The supernatural always fascinates people. Even the Jews pestered the Lord during His time on earth: “Teacher, we want to see a sign from You” (Matthew 12:38). It was a request that Jesus did not regard with favor. He sharply rebuked them, saying that the sign of the prophet Jonah would be enough for them. On the other hand, we read of countless miracles that Jesus performed among the Jews. He often strengthened the faith of His disciples by signs, and yet He lovingly rebuked them not to depend on them when he explained to Thomas: “Blessed are those who have not seen and yet have believed” (John 20:29).
So what about miracles and signs? Were they reserved for Jesus and the apostles, or can we still experience them today? We will meet people in our lives who vehemently claim one or the other. Some even go so far as to teach that miracles are irreplaceable proof of being a child of God. This view is biblically untenable. Early on, in the books of Moses, we read of Egyptian magicians who also had some form of power, but this was certainly not a sign of godliness. It becomes critical when people proclaim that God must help – after all, they had asked Him for it in faith. I once heard someone praying in this way and felt a strange trepidation. Did this person think he could dictate things to the Almighty? The woman he had prayed for to be healed did not get well but died. Isn’t children’s faith in Christ greatly damaged by such actions? How are they to grow in faith if they are promised a miracle with great conviction and then it does not happen? How are they supposed to learn to discern the will of God in a matter and then pray accordingly when people promise them miracles indiscriminately because, in their opinion, God must help?
Knowing God’s will and purposes is an important prerequisite for experiencing God’s miraculous intervention. This is not always easy, because God’s ways and thoughts are so much higher than ours. Undoubtedly, everyone who has served God for a long time will be able to tell of experiences that cannot be explained in an earthly way: last-second rescues, changes in the mindset of someone who was initially against them, or healing from illness – the list could go on and on. Not for nothing is it said: He who puts everything in the hand of God will also see the hand of God in everything. However, God cannot grant us every wish, even if our faith is very great. We read very briefly about the prophet Elisha, who himself performed many miracles: “Elisha had become sick with the illness of which he would die” (2 Kings 13:14). Can we accuse him of lacking faith? Certainly not. But God has arranged it in such a way that our lifetime is limited, and often an illness precedes death. In addition, human understanding is also very limited. It is often difficult for us to see things in the light of eternity. We read about the son of Jeroboam that he died even though he was the only one of his family in whom something good was found. Therefore, he was given an honorable burial, and all Israel mourned him (1 Kings 14). This prospect probably seems uninviting to us, but let us look at the matter from another point of view: If he had stayed longer on this earth, would not the good in him have been quickly overgrown by sin? How long would he have been able to stand among his godless relatives? A few years less on this earth thus determined an entire eternity.
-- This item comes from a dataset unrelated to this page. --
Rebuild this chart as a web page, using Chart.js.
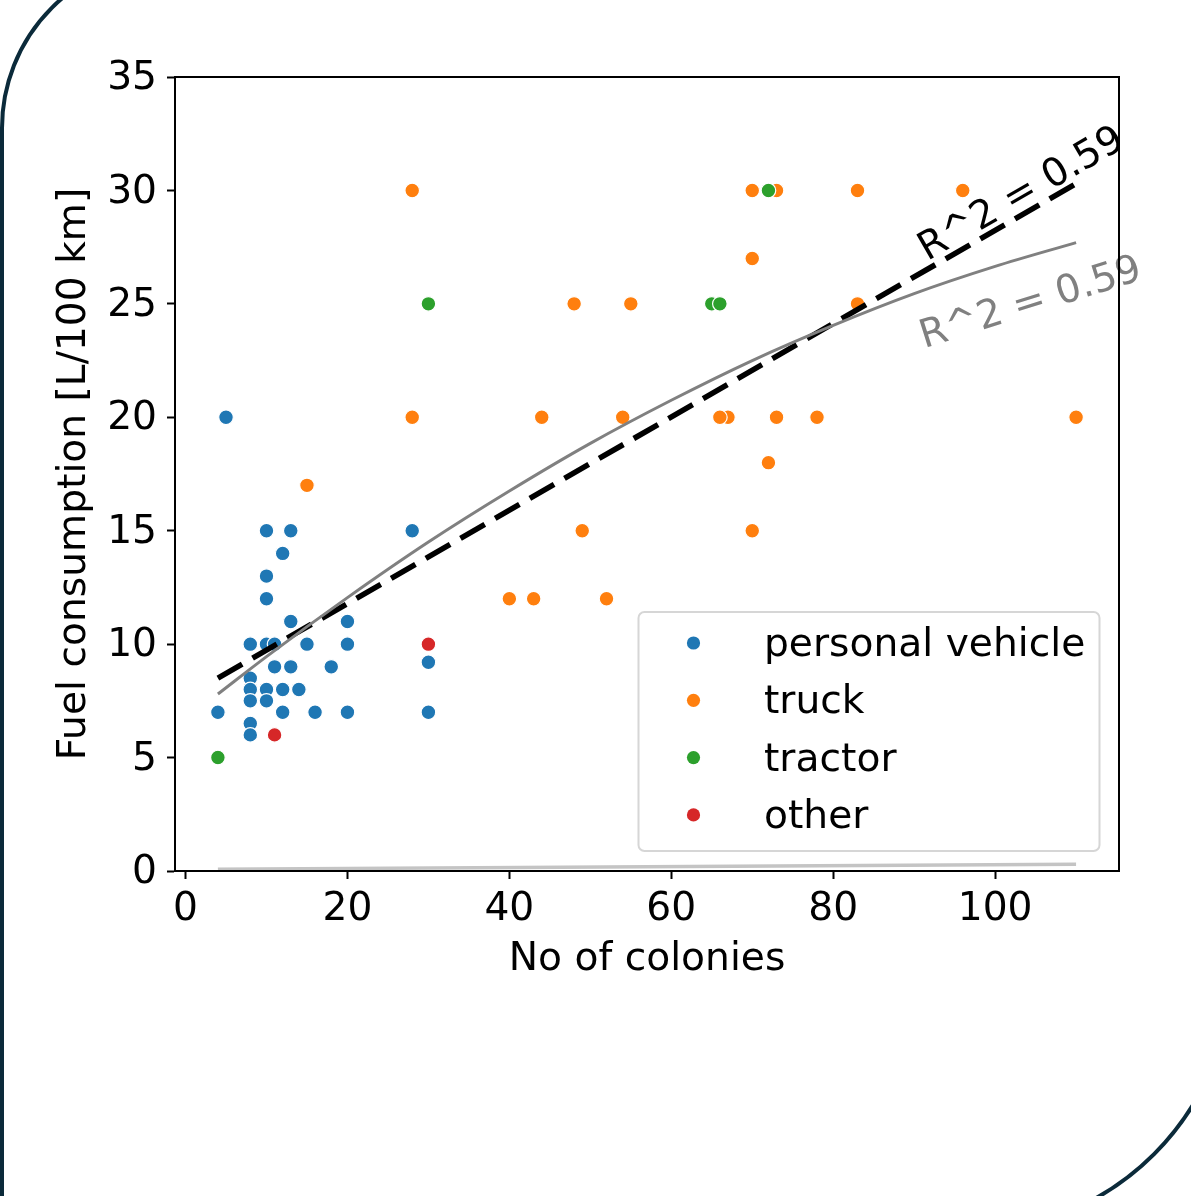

But should all this discourage us? Certainly not. In this matter, Jesus’ words to Martha have always been a blessing to me: “Did I not say to you that if you would believe you would see the glory of God?” (John 11:40) She truly saw great things! God is willing to work many things in our lives, but let us be careful not to prescribe God’s effectiveness. When we are in an oppressive situation, our imagination develops plans after a short time for how God could help in this matter. This is human nature. Naaman, too, had clear ideas about how he should be helped and was disgruntled when his expectations did not materialize. Only when he yielded to his wise counselors was God able to heal him. Are you also waiting for a sign from God and it isn’t coming? This can be due to various reasons, so examine yourself diligently and, above all, with sincerity. Do you believe God’s Word? Faith is something that grows, but sometimes it is as if the decision to believe even this time has to be persistently made anew. Often after great victories, we go through terrifying lows, as if our faith has been “used up,” and we feel the misery of Elijah, who prayed in the wilderness after God’s miraculous judgment on Mount Carmel, “It is enough! Now, Lord, take my life, for I am no better than my fathers” (1 Kings 19:4). Elijah was now fleeing from Jezebel and was at the end of his strength of faith. Nevertheless, God gave him a time of rest, strengthened him, and sent him off again into His service. He did not allow him to give up or to allow his faith to become weak – something God wants to work in your life as well. Are you keeping His Word? Consider that it would be presumptuous to remind God to keep His promises if you will not keep His commandments.
And finally, do you have patience? Abraham, whose children we have become in faith, waited a long time. Very long. Probably so long that most of his descendants would have given up hope long ago. In my youth, I once had to ask for one thing for seven years – and that already seemed very tiring. Today, I know that an answer to prayer can take considerably more time. But which miracle would we be deprived of if we gave up before that? Praise be to God who wants to give us the strength to persevere in faith. God wants to help – through circumstances, through the guidance of His Spirit, through our brothers and sisters in faith, but also through His direct intervention: through signs from heaven – if you only believe.